What are some of your favorite travel tips that you’ve picked up?

  • If you are a young female, you may want to “pick up” a fake wedding ring. There are sometimes those guys on the plane that just don’t know the meaning of “I just want to sit here and read and not sit and hear about how cool you are.”
  • If there is ever a re-book situation or cancellation, always call the airline, especially in the smaller airports. The agents at these local airports aren’t as fast and are working on the 20 people who are crowded in line in front of you.
  • Delays happen, so be pleasant to airline employees – they really can’t control the weather and aren’t the plane mechanics or FAA inspectors.
  • Try to stick with one airline or hotel chain and figure out how to make that work with your corporate policy. When they see your face and know you there should be some nice perks coming your way – and let the hotel managers know. Having rooms filled with happy customers is what they want.
  • Also, hotels and airlines will often be able to match status. For example, if you have status then the new client has a different hotel chain, you can often get them to match status if you can prove or talk to them about how you will be loyal.

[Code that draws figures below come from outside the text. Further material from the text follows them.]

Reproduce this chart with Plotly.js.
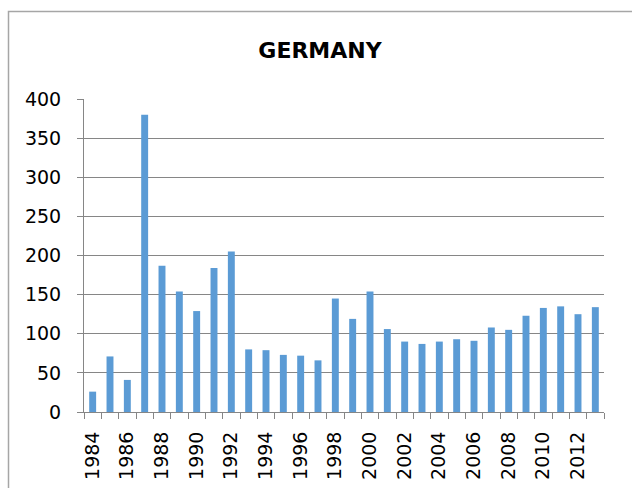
<!DOCTYPE html>
<html>
<head>
<meta charset="utf-8">
<script src="https://cdn.plot.ly/plotly-3.0.1.min.js"></script>
<style>
html,body{margin:0;padding:0;background:#fff;}
#chart{width:632px;height:488px;}
</style>
</head>
<body>
<div id="chart"></div>
<script>
const years = [1984,1985,1986,1987,1988,1989,1990,1991,1992,1993,1994,1995,1996,1997,1998,1999,2000,2001,2002,2003,2004,2005,2006,2007,2008,2009,2010,2011,2012,2013];
const values = [26,71,41,380,187,154,129,184,205,80,79,73,72,66,145,119,154,106,90,87,90,93,91,108,105,123,133,135,125,134];
const tickYears = [1984,1986,1988,1990,1992,1994,1996,1998,2000,2002,2004,2006,2008,2010,2012];
const yTicks = [0,50,100,150,200,250,300,350,400];

const L = 84, R = 604, T = 99, B = 412;
const W = 632, H = 488;
const pw = R - L, ph = B - T;
const px = v => (v - L) / pw;
const py = v => (B - v) / ph;
const FONT = 'DejaVu Sans, sans-serif';

const trace = {
  type: 'bar',
  x: years,
  y: values,
  marker: {color: '#5B9BD5', line: {width: 0}},
  hoverinfo: 'x+y'
};

const layout = {
  width: W, height: H,
  margin: {l: L, r: W - R, t: T, b: H - B, pad: 0},
  paper_bgcolor: '#ffffff',
  plot_bgcolor: '#ffffff',
  showlegend: false,
  bargap: 0.6,
  font: {family: FONT, color: '#000000', size: 19},
  title: {
    text: 'GERMANY',
    font: {family: FONT, size: 22, color: '#000000', weight: 'bold'},
    x: 320 / W, xanchor: 'center', xref: 'container',
    y: 1 - 50 / H, yanchor: 'middle', yref: 'container'
  },
  xaxis: {
    type: 'linear',
    range: [years[0] - 0.5, years[years.length - 1] + 0.5],
    tickmode: 'array',
    tickvals: tickYears,
    ticktext: tickYears.map(String),
    tickangle: -90,
    ticks: '',
    showgrid: false,
    zeroline: false,
    showline: true,
    linecolor: '#868686',
    linewidth: 1,
    ticklabelstandoff: 11,
    tickfont: {size: 19, family: FONT, color: '#000'},
    minor: {
      tickmode: 'linear',
      tick0: years[0] - 0.5,
      dtick: 1,
      ticks: 'outside',
      ticklen: 6,
      tickcolor: '#868686',
      tickwidth: 1,
      showgrid: false
    },
    fixedrange: true
  },
  yaxis: {
    range: [0, 400],
    tickmode: 'array',
    tickvals: yTicks,
    ticktext: yTicks.map(String),
    ticks: 'outside',
    ticklen: 6,
    tickcolor: '#868686',
    tickwidth: 1,
    showgrid: true,
    gridcolor: '#868686',
    gridwidth: 1,
    zeroline: false,
    showline: true,
    linecolor: '#868686',
    linewidth: 1,
    ticklabelstandoff: 12,
    tickfont: {size: 19, family: FONT, color: '#000'},
    fixedrange: true
  },
  shapes: [{
    type: 'rect', xref: 'paper', yref: 'paper',
    x0: px(8.5), x1: px(640), y0: py(500), y1: py(11.5),
    line: {color: '#A6A6A6', width: 1.5},
    fillcolor: 'rgba(0,0,0,0)',
    layer: 'below'
  }]
};

Plotly.newPlot('chart', [trace], layout, {displayModeBar: false, staticPlot: true});
</script>
</body>
</html>
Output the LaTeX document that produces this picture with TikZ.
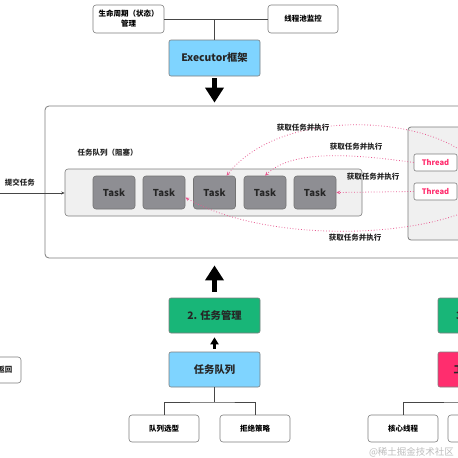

What one travel tip would you, as a business traveler, pass along to someone who doesn’t travel as often?
Get the right sized carry-on. Stop overpacking and trying to fit the 22 inch suitcase packed to bursting in the overhead bin. Get a 19-inch International one. You don’t need a new pair of pants or shoes every day.

What advice do you have for someone who’s interested in doing what you do?
If you think you will be doing this for a while (3 yrs or more) just buy the expensive Tumi suitcase. I went through 3 $100 suitcases before I just bought the Tumi on sale for $450 that I then traveled with for 7 years.

Everyone will hate travel at around the 3 year mark, do what you can to get a travel break around that time, so that you can get annoyed with having a daily commute, sitting in a cube from 9-5, etc. If you do that, it seems like you can continue to travel and get less annoyed with the inevitable delays every time you get stuck in traffic.